Hailing from the small village of Pudur in Hyderabad’s Vikarabad district, Anand Masagalla beat 2,500 applicants and got shortlisted for the Harvard Summer Crossroads Programme in an open competition at the Asia level.
The 22-year-old is the son of an agricultural labourer and is an exemplary role model for underprivileged students who aim to beat poverty through education.
Unable to afford the expenses of a private school, Anand’s father enrolled him in the state-run Telangana Social Welfare Residential Educational Society in Chilkur, on the periphery of Hyderabad. After completing his intermediate at the residential welfare society, Anand is now pursuing a B.Com degree from AV College in Hyderabad.
The other 60 students selected for the programme hail from the Indian subcontinent, Middle East and Africa. This Harvard programme stands out, because it is exclusively conducted for students who are ‘first-generation learners’ or are the ‘first’ members of their families to attend college. It provides a unique platform for these students to show their grit and talent despite facing financial and social challenges.
Delighted at the prospect of meeting the Harvard faculty, Anand told The New Indian Express that, “From the 2,500 applicants, only 40 get selected from Asia. I was lucky to have got through.”
The ten-day programme will be held in Dubai from August 11.
Anand attributes his success to the hardship his parents faced to educate him. He is a proud son of agricultural labourers. His financial restraints never bogged him down, but instead, cemented his desire to excel in academics and improve their living conditions.
Anand wants to alleviate his family from their state of abject poverty and has now decided to pursue MBA. He feels one step closer to living his dream after being shortlisted for the programme.
Describing the challenge of clearing the essay round and Skype interview conducted by the university professors, he says, “I was initially nervous. With their accent it was difficult to comprehend what they were saying, but then I focused on being confident and I sailed through it.”
He expresses his gratitude to his teachers and mentor at the residential welfare society.
“Even though I am no longer with the society, they remembered me and insisted that I apply for it,” says Anand.

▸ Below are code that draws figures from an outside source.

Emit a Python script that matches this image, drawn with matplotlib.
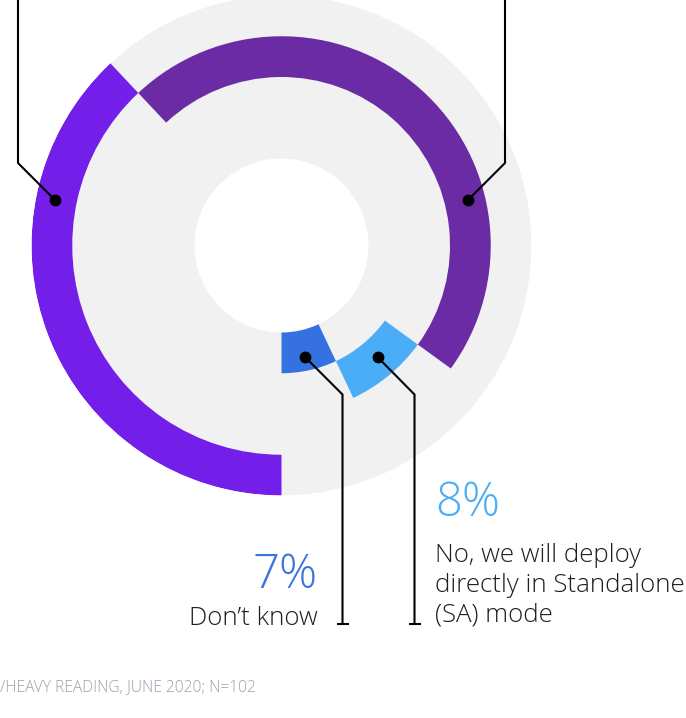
import numpy as np
import matplotlib
matplotlib.use("Agg")
import matplotlib.pyplot as plt

# ---------------- data ----------------
categories = ["(label above, cut off)", "(label above, cut off)",
              "No, we will deploy directly in Standalone (SA) mode", "Don’t know"]
values = [38, 47, 8, 7]          # percent, clockwise from 6 o'clock
colors = ["#741EEA", "#6B2BA5", "#4BADF7", "#3571E1"]
pct_labels = ["8%", "7%"]
source_text = "/HEAVY READING, JUNE 2020; N=102"

plt.rcParams['font.family'] = ['Open Sans', 'DejaVu Sans']

W, H = 686, 718
fig = plt.figure(figsize=(W / 100, H / 100), dpi=100)

# ---------------- radial chart ----------------
cx, cy, R = 281.5, 245.5, 250.0
ax = fig.add_axes([(cx - R) / W, (H - cy - R) / H, 2 * R / W, 2 * R / H],
                  projection='polar')
ax.set_theta_zero_location('S')
ax.set_theta_direction(-1)
ax.set_ylim(0, R)
ax.set_axis_off()

r_in, band = 87.0, 40.75
fracs = np.array(values) / sum(values)
widths = fracs * 2 * np.pi
starts = np.concatenate([[0], np.cumsum(widths)[:-1]])
n = len(values)
# grey tracks
ax.bar(starts, R - r_in, width=widths, bottom=r_in, align='edge',
       color="#F1F1F1", linewidth=0)
# coloured bands: outermost first
for i in range(n):
    bottom = r_in + (n - 1 - i) * band
    ax.bar(starts[i], band, width=widths[i], bottom=bottom, align='edge',
           color=colors[i], linewidth=0)

# ---------------- annotation overlay (pixel coords) ----------------
ov = fig.add_axes([0, 0, 1, 1], zorder=5)
ov.set_xlim(0, W)
ov.set_ylim(H, 0)
ov.set_axis_off()
ov.patch.set_alpha(0)

lw = 1.5
def leader(pts, tick=False):
    xs, ys = zip(*pts)
    ov.plot(xs, ys, color="black", lw=lw, solid_capstyle='butt',
            solid_joinstyle='miter')
    ov.plot([xs[0]], [ys[0]], 'o', color="black", ms=7.5)
    if tick:
        ov.plot([xs[-1] - 6, xs[-1] + 6], [ys[-1], ys[-1]], color="black",
                lw=lw, solid_capstyle='butt')

leader([(55, 200), (18, 163), (18, -5)])
leader([(468, 200), (505, 163), (505, -5)])
leader([(305, 357), (342.5, 394.5), (342.5, 623.5)], tick=True)
leader([(377.5, 357), (414.5, 394.5), (414.5, 623.5)], tick=True)

txt_kw = dict(fontweight='light')
lab_fs = 18.6
ov.text(318, 588, pct_labels[1], color="#3A74DE", fontsize=34,
        ha='right', va='baseline', **txt_kw)
ov.text(318, 625, categories[3], color="#1E1E1E", fontsize=lab_fs,
        ha='right', va='baseline', **txt_kw)

ov.text(435, 516, pct_labels[0], color="#4BADF7", fontsize=34,
        ha='left', va='baseline', **txt_kw)
for k, line in enumerate(["No, we will deploy", "directly in Standalone",
                          "(SA) mode"]):
    ov.text(435, 561.5 + 30 * k, line, color="#1E1E1E", fontsize=lab_fs,
            ha='left', va='baseline', **txt_kw)

ov.text(0, 691, source_text, color="#9A9FAE", fontsize=11.2,
        ha='left', va='baseline', **txt_kw)

fig.savefig("out.png", dpi=100)
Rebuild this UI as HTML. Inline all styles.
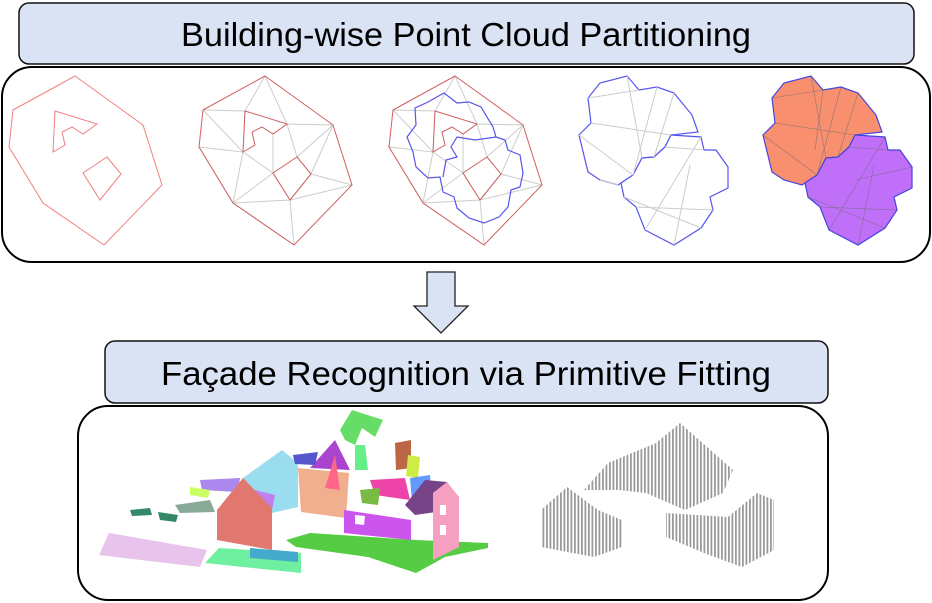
<!DOCTYPE html><html><head><style>body{margin:0;background:#fff}svg{display:block}</style></head><body>
<svg width="932" height="603" viewBox="0 0 932 603" xmlns="http://www.w3.org/2000/svg">
<defs><pattern id="st" width="3.5" height="4" patternUnits="userSpaceOnUse"><rect width="1.8" height="4" fill="#9a9a9a"/></pattern></defs>
<rect x="19" y="3" width="895" height="61" rx="10" fill="#dae3f3" stroke="#111" stroke-width="1.5"/>
<text x="466" y="46" font-family="Liberation Sans, sans-serif" font-size="33" text-anchor="middle" fill="#000" textLength="570" lengthAdjust="spacingAndGlyphs">Building-wise Point Cloud Partitioning</text>
<rect x="2" y="67" width="928" height="195" rx="30" fill="#fff" stroke="#000" stroke-width="2"/>
<g fill="none" stroke-width="1">
<g stroke="#f08080">
<polygon points="75,76 143,125 162,185 104,245 43,203 9,147 13,110"/>
<polygon points="55,111 97,124 83,134 72,127 62,132 65,145 53,152"/>
<polygon points="107,157 121,174 100,200 83,173"/>
</g>
<g transform="translate(190,0)">
<g stroke="#ccc"><path d="M13,110 L55,111 L75,76 L97,124 L143,125 L121,174 L162,185 L100,200 L104,245 L43,203 L9,147 L53,152 L43,203 L100,200 L83,173 L53,152 L13,110 M55,111 L53,152 M97,124 L107,157 L143,125 M83,134 L83,173 M121,174 L143,125 M100,200 L121,174 M43,203 L83,173"/></g>
<g stroke="#d06060"><polygon points="75,76 143,125 162,185 104,245 43,203 9,147 13,110"/><polygon points="55,111 97,124 83,134 72,127 62,132 65,145 53,152"/><polygon points="107,157 121,174 100,200 83,173"/></g>
</g>
<g transform="translate(380,0)">
<g stroke="#ccc"><path d="M13,110 L55,111 L75,76 L97,124 L143,125 L121,174 L162,185 L100,200 L104,245 L43,203 L9,147 L53,152 L43,203 L100,200 L83,173 L53,152 L13,110 M55,111 L53,152 M97,124 L107,157 L143,125 M83,134 L83,173 M121,174 L143,125 M100,200 L121,174 M43,203 L83,173"/></g>
<g stroke="#d06060"><polygon points="75,76 143,125 162,185 104,245 43,203 9,147 13,110"/><polygon points="55,111 97,124 83,134 72,127 62,132 65,145 53,152"/><polygon points="107,157 121,174 100,200 83,173"/></g>
</g>
<g stroke="#5555ee" stroke-width="1.2">
<polygon points="444,93 457,103 469,102 481,107 493,127 496,137 505,140 508,150 520,155 523,173 520,187 511,190 508,207 499,217 484,223 469,218 457,208 454,197 443,192 440,177 428,178 416,167 413,152 407,137 416,125 415,108 428,102"/>
<polyline points="496,137 475,140 457,137 451,147 457,157 446,160 443,177"/>
</g>
<g stroke="#5555ee" stroke-width="1.2" fill="#fff">
<polygon points="627,76 639,90 657,87 674,93 692,115 698,132 671,135 665,147 654,157 642,158 633,175 618,185 600,180 588,172 579,135 591,123 588,98 600,83"/>
<polygon points="671,135 701,137 704,150 716,150 728,167 728,188 710,197 713,210 701,228 674,245 645,230 636,207 624,197 621,183 633,175 642,158 654,157 665,147"/>
</g>
<g stroke="#ccc"><path d="M627,76 L642,158 M657,87 L633,175 M591,123 L671,135 M579,135 L633,175 M674,93 L654,157 M600,180 L618,185 M645,230 L701,137 M674,245 L690,165 M636,207 L713,210 M624,197 L701,228 M665,147 L704,150 M588,98 L639,90"/></g>
<g stroke="#4444dd" stroke-width="1.2">
<polygon fill="#f89070" points="811,76 823,90 841,87 858,93 876,115 882,132 855,135 849,147 838,157 826,158 817,175 802,185 784,180 772,172 763,135 775,123 772,98 784,83"/>
<polygon fill="#c070f8" points="855,135 885,137 888,150 900,150 912,167 912,188 894,197 897,210 885,228 858,245 829,230 820,207 808,197 805,183 817,175 826,158 838,157 849,147"/>
</g>
<g stroke="#666" stroke-width="0.6" opacity="0.7"><path d="M811,76 L826,158 M841,87 L817,175 M775,123 L855,135 M763,135 L817,175 M858,93 L838,157 M829,230 L885,137 M858,245 L874,165 M820,207 L897,210 M808,197 L885,228 M849,147 L888,150 M772,98 L823,90 M823,90 L815,150 M912,167 L855,180"/></g>
</g>
<polygon points="427,272 455,272 455,306 468,306 441,333 414,306 427,306" fill="#dae3f3" stroke="#222" stroke-width="1.3"/>
<rect x="105" y="341" width="723" height="62" rx="10" fill="#dae3f3" stroke="#111" stroke-width="1.5"/>
<text x="466" y="385" font-family="Liberation Sans, sans-serif" font-size="33" text-anchor="middle" fill="#000" textLength="610" lengthAdjust="spacingAndGlyphs">Façade Recognition via Primitive Fitting</text>
<rect x="78" y="406" width="750" height="194" rx="30" fill="#fff" stroke="#000" stroke-width="2"/>
<g fill="url(#st)">
<polygon points="541,547 541,510 567,487 598,510 622,520 622,547 594,557"/>
<polygon points="584,490 608,463 656,443 680,423 733,470 723,493 685,510 646,493 618,490"/>
<polygon points="666,513 728,517 757,493 774,500 774,550 742,567 704,553 666,537"/>
</g>
<g>
<polygon fill="#e8c4ec" points="109,533 207,550 200,567 99,555"/>
<polygon fill="#6ef0a0" points="219,548 301,553 301,573 205,563"/>
<polygon fill="#55cc44" points="286,540 310,533 416,540 488,543 488,548 445,557 416,573 368,557 296,547"/>
<polygon fill="#aa88ee" points="200,480 240,478 238,492 202,490"/>
<polygon fill="#88aa99" points="175,505 210,500 215,512 180,513"/>
<polygon fill="#338866" points="130,510 150,508 152,515 132,516"/>
<polygon fill="#338866" points="158,512 178,515 176,522 160,520"/>
<polygon fill="#ccff66" points="190,487 210,490 208,498 190,495"/>
<polygon fill="#99ddee" points="243,478 282,450 298,463 298,507 272,513"/>
<polygon fill="#c080f0" points="255,490 275,495 272,510 258,505"/>
<polygon fill="#e07870" points="217,510 243,478 272,508 272,550 217,540"/>
<polygon fill="#44aacc" points="250,548 298,552 298,562 250,558"/>
<polygon fill="#f0b090" points="298,468 349,473 346,518 301,512"/>
<polygon fill="#aa44cc" points="310,468 335,440 350,470"/>
<polygon fill="#5555cc" points="293,455 318,452 315,465 295,464"/>
<polygon fill="#66dd66" points="340,430 352,410 383,420 375,437 362,428 355,445 345,440"/>
<polygon fill="#66ee88" points="355,445 365,445 368,470 355,470"/>
<polygon fill="#bb6644" points="395,443 411,440 411,468 396,470"/>
<polygon fill="#ccee44" points="408,455 420,457 418,478 406,476"/>
<polygon fill="#ee44aa" points="370,480 405,478 410,500 375,495"/>
<polygon fill="#77bb44" points="360,490 380,488 378,505 362,503"/>
<polygon fill="#cc55ee" points="344,510 411,520 411,540 344,533"/>
<polygon fill="#fff" points="355,515 365,516 364,525 355,524"/>
<polygon fill="#6699ff" points="410,478 430,475 432,500 412,502"/>
<polygon fill="#774488" points="425,480 447,482 450,510 415,515 405,505"/>
<polygon fill="#f5a0c0" points="433,493 447,482 459,497 459,547 433,560"/>
<polygon fill="#fff" points="440,505 446,505 446,515 440,515"/>
<polygon fill="#fff" points="440,525 446,525 446,535 440,535"/>
<polygon fill="#ff6688" points="325,488 335,455 340,490"/>
</g>
</svg>
</body></html>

Anand considers the secretary of the welfare society, Dr R S Praveen Kumar, who is a Harvard graduate himself, his role model.
Anand wants to give back to the family. “We just have an acre of land and even that is not fertile. So, my parents have to work in other people’s fields. Their financial condition, however, never was a detriment in my younger brother’s education. It was their aim to educate me and now it’s my aim to provide them a comfortable life,” he says.
He still lends a helping hand to his parents in the fields when he goes back home during vacations.
“I want to pursue MBA from a foreign university. But I have no intention of settling down anywhere except India. I want to come back and start a business to help those like me,” says a hopeful Anand.